## START

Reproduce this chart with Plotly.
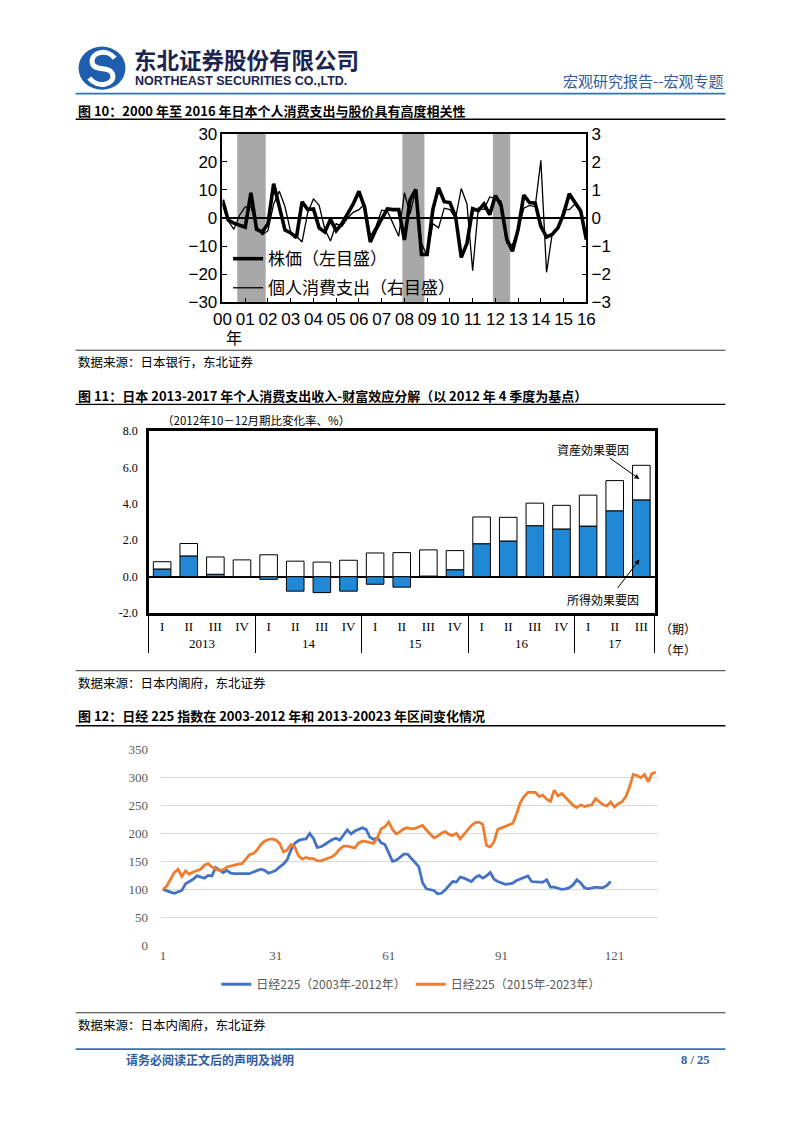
import plotly.graph_objects as go

# The browser keeps its default 8px body margin, so the figure is 16px smaller than the page
PAGE_W, PAGE_H = 802, 1133
PAD = 8
W, H = PAGE_W - 2 * PAD, PAGE_H - 2 * PAD


def px(x):
    return (x - PAD) / W


def py(y):
    return 1 - (y - PAD) / H


# ---------------- Chart 10 data (quarterly, 2000Q1 - 2016Q1) ----------------
stock_yoy = [6.5, -0.7, -1.8, -2.5, -3.3, 9.0, -4.0, -5.0, -2.0, 12.2,
             4.0, -4.3, -5.3, -7.0, 5.8, 3.0, 3.2, -3.5, -5.0, -0.5,
             -4.5, -2.0, 1.5, 5.0, 9.5, 3.8, -8.5, -4.0, -0.3, 3.2,
             3.0, 3.0, -7.8, 6.5, 10.2, -13.0, -13.0, 3.0, 10.8, 5.8,
             5.5, 0.5, -14.0, -9.0, 3.3, 2.6, 5.0, 1.2, 8.0, 4.5,
             -7.5, -11.8, -4.0, 8.2, 5.5, 5.3, -3.0, -6.8, -5.8, -3.5,
             1.5, 8.6, 5.5, 2.5, -7.7]
consumption_yoy = [0.5, -0.1, -0.4, 0.1, 0.4, 0.4, -0.3, -0.6, -0.45, 0.5,
                   0.95, 0.4, -0.5, -0.65, -0.85, 0.2, 0.68, 0.45, -0.4, -0.82,
                   -0.2, -0.3, 0.0, 0.2, 0.3, 0.5, -0.65, -0.3, 0.28, 0.25,
                   -0.2, -0.65, 0.9, 0.15, 1.0, -0.9, -1.35, -0.2, -0.35, 0.35,
                   0.3, 0.0, 1.05, 0.5, -1.87, 0.35, 0.3, 0.75, 0.7, 0.6,
                   -0.9, -0.95, -0.45, 0.35, 0.45, 0.4, 2.05, -1.93, -0.55, -0.4,
                   0.3, 0.3, 0.5, 0.2, -0.65]
year_ticks_10 = list(range(2000, 2017))
year_labels_10 = ["00", "01", "02", "03", "04", "05", "06", "07", "08",
                  "09", "10", "11", "12", "13", "14", "15", "16"]
recession_start = [2000.65, 2007.91, 2011.89]
recession_end = [2001.90, 2008.88, 2012.65]

# ---------------- Chart 11 data ----------------
quarters_11 = ["I", "II", "III", "IV", "I", "II", "III", "IV", "I", "II",
               "III", "IV", "I", "II", "III", "IV", "I", "II", "III"]
years_11 = ["2013"] * 4 + ["14"] * 4 + ["15"] * 4 + ["16"] * 4 + ["17"] * 3
income_effect = [0.42, 1.14, 0.13, -0.03, -0.15, -0.80, -0.88, -0.80, -0.42, -0.58,
                 0.03, 0.38, 1.81, 1.96, 2.80, 2.62, 2.78, 3.62, 4.22]
asset_effect = [0.40, 0.68, 0.95, 0.92, 1.20, 0.85, 0.80, 0.90, 1.30, 1.32,
                1.44, 1.05, 1.47, 1.30, 1.24, 1.30, 1.70, 1.66, 1.90]
y_ticks_11 = [-2, 0, 2, 4, 6, 8]
y_ticktext_11 = ["-2.0", "0.0", "2.0", "4.0", "6.0", "8.0"]

# ---------------- Chart 12 data ----------------
nikkei_2003_2012 = [100, 97, 95, 93, 95, 98, 110, 114, 118, 124,
                    122, 120, 125, 124, 139, 135, 130, 134, 129, 128,
                    128, 129, 129, 128, 131, 133, 136, 134, 129, 131,
                    134, 140, 145, 153, 170, 182, 187, 189, 190, 200,
                    191, 175, 176, 180, 185, 189, 191, 188, 197, 206,
                    199, 204, 207, 210, 207, 193, 189, 192, 183, 180,
                    165, 150, 152, 157, 163, 163, 156, 148, 140, 112,
                    101, 99, 98, 92, 93, 99, 107, 114, 113, 122,
                    120, 117, 114, 121, 125, 120, 124, 130, 118, 114,
                    111, 109, 110, 111, 116, 119, 122, 124, 114, 113,
                    113, 113, 117, 104, 104, 102, 100, 101, 103, 108,
                    117, 112, 103, 101, 103, 104, 103, 103, 107, 114]
nikkei_2015_2023 = [100, 106, 118, 130, 136, 123, 133, 127, 131, 134,
                    136, 143, 146, 140, 136, 134, 135, 140, 142, 144,
                    145, 146, 155, 162, 164, 170, 180, 186, 189, 190,
                    188, 182, 167, 170, 180, 176, 160, 154, 157, 155,
                    155, 151, 151, 154, 156, 158, 164, 172, 177, 177,
                    176, 174, 183, 186, 185, 184, 182, 192, 208, 212,
                    220, 207, 199, 203, 208, 210, 208, 209, 212, 214,
                    206, 198, 192, 195, 200, 203, 198, 196, 200, 190,
                    198, 205, 214, 219, 220, 216, 178, 176, 185, 207,
                    210, 212, 216, 218, 235, 255, 266, 273, 273, 273,
                    266, 268, 261, 257, 277, 267, 271, 264, 257, 250,
                    246, 251, 248, 250, 251, 262, 257, 251, 249, 256,
                    247, 253, 256, 265, 282, 305, 303, 299, 305, 292,
                    307, 309]
x_ticks_12 = [1, 31, 61, 91, 121]

CJK = "Noto Sans CJK SC"
CJK_JP = "Noto Sans CJK JP"
SERIF = "Liberation Serif, DejaVu Serif, serif"
SANS = "Liberation Sans, Arial, sans-serif"
BLUE_HDR = "#2E5C9E"

fig = go.Figure()

# ---- Chart 10 traces ----
qx = [2000 + k / 4 for k in range(len(stock_yoy))]
fig.add_trace(go.Scatter(x=qx, y=stock_yoy, mode="lines", name="株価（左目盛）",
                         line=dict(color="black", width=3.6), xaxis="x", yaxis="y",
                         legend="legend", legendgroup="g1"))
fig.add_trace(go.Scatter(x=qx, y=consumption_yoy, mode="lines", name="個人消費支出（右目盛）",
                         line=dict(color="black", width=1.3), xaxis="x", yaxis="y2",
                         legend="legend", legendgroup="g2"))

# ---- Chart 11 traces ----
fig.add_trace(go.Bar(x=[years_11, quarters_11], y=income_effect, width=0.66,
                     marker=dict(color="#2088D4", line=dict(color="black", width=1)),
                     xaxis="x2", yaxis="y3", showlegend=False))
fig.add_trace(go.Bar(x=[years_11, quarters_11], y=asset_effect, width=0.66,
                     marker=dict(color="white", line=dict(color="black", width=1)),
                     xaxis="x2", yaxis="y3", showlegend=False))

# ---- Chart 12 traces ----
fig.add_trace(go.Scatter(x=list(range(1, len(nikkei_2003_2012) + 1)), y=nikkei_2003_2012,
                         mode="lines", name="日经225（2003年-2012年）",
                         line=dict(color="#4472C4", width=2.8), xaxis="x3", yaxis="y4",
                         legend="legend2"))
fig.add_trace(go.Scatter(x=list(range(1, len(nikkei_2015_2023) + 1)), y=nikkei_2015_2023,
                         mode="lines", name="日经225（2015年-2023年）",
                         line=dict(color="#ED7D31", width=2.8), xaxis="x3", yaxis="y4",
                         legend="legend2"))

shapes = []
# recession bands chart 10
for s, e in zip(recession_start, recession_end):
    shapes.append(dict(type="rect", xref="x", yref="y domain", x0=s, x1=e, y0=0, y1=1,
                       fillcolor="#A8A8A8", line=dict(width=0), layer="below"))


def hline(y, x0=68, x1=733, color="black", width=1.0):
    shapes.append(dict(type="line", xref="paper", yref="paper", x0=px(x0), x1=px(x1),
                       y0=py(y), y1=py(y), line=dict(color=color, width=width)))


hline(86, color="#2E75B6", width=1.6)
hline(112, width=1.3)
hline(347, width=0.8)
hline(402, width=1.3)
hline(673, width=0.8)
hline(729, width=1.3)
hline(1021, width=0.8)
hline(1058, color="#2E75B6", width=1.6)

# logo
shapes.append(dict(type="circle", xref="paper", yref="paper", x0=px(71), x1=px(119),
                   y0=py(82), y1=py(38), fillcolor="#1F5DAE", line=dict(width=0)))


def pth(pts):
    s = "M %f %f" % (px(pts[0][0]), py(pts[0][1]))
    rest = pts[1:]
    for i in range(0, len(rest), 3):
        a, b, c = rest[i], rest[i + 1], rest[i + 2]
        s += " C %f %f, %f %f, %f %f" % (px(a[0]), py(a[1]), px(b[0]), py(b[1]), px(c[0]), py(c[1]))
    return s


shapes.append(dict(type="path", xref="paper", yref="paper",
                   path=pth([(108, 50), (101, 40), (83, 43), (85, 55), (88, 64), (104, 57),
                             (106, 67), (108, 77), (90, 81), (82, 70)]),
                   line=dict(color="white", width=5)))

ann = []


def text(x, y, s, size=13, color="black", family=CJK, xanchor="left", yanchor="middle"):
    ann.append(dict(x=px(x), y=py(y), xref="paper", yref="paper", text=s, showarrow=False,
                    xanchor=xanchor, yanchor=yanchor,
                    font=dict(size=size, color=color, family=family)))


# header
text(126, 51, "<b>东北证券股份有限公司</b>", size=22.5, color="#1B2550")
text(127, 73, "<b>NORTHEAST SECURITIES CO.,LTD.</b>", size=12.5, color="#1B2550", family=SANS)
text(733, 73, "宏观研究报告--宏观专题", size=15, color=BLUE_HDR, xanchor="right")

# chart 10 texts
text(68, 103, "<b>图 10：2000 年至 2016 年日本个人消费支出与股价具有高度相关性</b>", size=13)
text(230, 334, "年", size=16, family=CJK_JP, xanchor="center")
text(68, 358, "数据来源：日本银行，东北证券", size=12.5)

# chart 11 texts
text(68, 393, "<b>图 11：日本 2013-2017 年个人消费支出收入-财富效应分解（以 2012 年 4 季度为基点）</b>", size=13)
text(154, 418, "（2012年10－12月期比変化率、%）", size=11.5, family=CJK_JP)
text(597, 448, "資産効果要因", size=12, family=CJK_JP, xanchor="center")
text(608, 601, "所得効果要因", size=12, family=CJK_JP, xanchor="center")
text(664, 630, "（期）", size=12, family=CJK_JP)
text(664, 651, "（年）", size=12, family=CJK_JP)
text(68, 685, "数据来源：日本内阁府，东北证券", size=12.5)

# chart 12 texts
text(68, 719, "<b>图 12：日经 225 指数在 2003-2012 年和 2013-20023 年区间变化情况</b>", size=13)
text(68, 1033, "数据来源：日本内阁府，东北证券", size=12.5)

# footer
text(118, 1069, "<b>请务必阅读正文后的声明及说明</b>", size=12, color=BLUE_HDR)
text(718, 1069, "<b>8 / 25</b>", size=12.5, color=BLUE_HDR, family=SERIF, xanchor="right")

# arrows chart 11 (offsets in pixels from the head)
ann.append(dict(x=px(645), y=py(478), xref="paper", yref="paper", ax=-31, ay=-22,
                text="", showarrow=True, arrowhead=2,
                arrowsize=1, arrowwidth=1, arrowcolor="black"))
ann.append(dict(x=px(645), y=py(560), xref="paper", yref="paper", ax=-23, ay=30,
                text="", showarrow=True, arrowhead=2,
                arrowsize=1, arrowwidth=1, arrowcolor="black"))

axis_font10 = dict(family=SANS, size=17, color="black")
serif12 = dict(family=SERIF, size=12, color="black")
serif13 = dict(family=SERIF, size=13, color="black")
grey13 = dict(family=SERIF, size=13, color="#595959")

fig.update_layout(
    width=W, height=H, autosize=False,
    margin=dict(l=0, r=0, t=0, b=0),
    paper_bgcolor="white", plot_bgcolor="rgba(0,0,0,0)",
    barmode="relative",
    font=dict(family=CJK, color="black"),
    # chart 10
    xaxis=dict(domain=[px(218.3), px(590.7)], anchor="y", range=[2000, 2016],
               tickvals=year_ticks_10, ticktext=year_labels_10, ticks="inside", ticklen=5,
               tickcolor="black", showline=True, linecolor="black", linewidth=1.5, mirror=True,
               showgrid=False, zeroline=False, tickfont=axis_font10),
    yaxis=dict(domain=[py(298.3), py(126.7)], anchor="x", range=[-30, 30], dtick=10,
               ticks="inside", ticklen=5, tickcolor="black", showline=True, linecolor="black",
               linewidth=1.5, showgrid=False, zeroline=True, zerolinecolor="black",
               zerolinewidth=1.5, tickfont=axis_font10),
    yaxis2=dict(overlaying="y", side="right", anchor="x", range=[-3, 3], dtick=1,
                ticks="inside", ticklen=5, tickcolor="black", showline=True, linecolor="black",
                linewidth=1.5, showgrid=False, zeroline=False, tickfont=axis_font10),
    # chart 11
    xaxis2=dict(domain=[px(142.9), px(660.6)], anchor="y3", type="multicategory",
                showline=True, linecolor="black", linewidth=2.5, mirror=True, ticks="",
                showdividers=True, dividercolor="black", dividerwidth=1.2,
                showgrid=False, tickfont=serif13),
    yaxis3=dict(domain=[py(614.3), py(429.3)], anchor="x2", range=[-2, 8],
                tickvals=y_ticks_11, ticktext=y_ticktext_11, showline=True, linecolor="black",
                linewidth=2.5, mirror=True, showgrid=False, zeroline=True, zerolinecolor="black",
                zerolinewidth=1.5, ticks="", tickfont=serif12, ticklabelstandoff=6),
    # chart 12
    xaxis3=dict(domain=[px(155.5), px(663.7)], anchor="y4", range=[0.5, 132.5],
                tickvals=x_ticks_12, showgrid=False, showline=False, zeroline=False, ticks="",
                tickfont=grey13, ticklabelstandoff=0),
    yaxis4=dict(domain=[py(952.7), py(752.7)], anchor="x3", range=[-0.4, 350.4], dtick=50,
                showgrid=True, gridcolor="#D9D9D9", gridwidth=1, zeroline=False, showline=False,
                ticks="", tickfont=grey13, ticklabelstandoff=12),
    legend=dict(x=px(224), y=py(236), xanchor="left", yanchor="top", bgcolor="rgba(0,0,0,0)",
                traceorder="grouped", tracegroupgap=4,
                font=dict(family=CJK_JP, size=17, color="black")),
    legend2=dict(orientation="h", x=px(212), y=py(992), xanchor="left", yanchor="middle",
                 bgcolor="rgba(0,0,0,0)", font=dict(family=CJK, size=12, color="#595959")),
    shapes=shapes,
    annotations=ann,
)

fig.write_html("out.html", config={"displayModeBar": False})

## END

-- Instructions for the task --
Give again exactly the lines running from the beginning of the material above through the line that contains "return 1 - (y - PAD) / H", and leave out every picture.

-- Result for this exercise --
Reproduce this chart with Plotly.
import plotly.graph_objects as go

# The browser keeps its default 8px body margin, so the figure is 16px smaller than the page
PAGE_W, PAGE_H = 802, 1133
PAD = 8
W, H = PAGE_W - 2 * PAD, PAGE_H - 2 * PAD


def px(x):
    return (x - PAD) / W


def py(y):
    return 1 - (y - PAD) / H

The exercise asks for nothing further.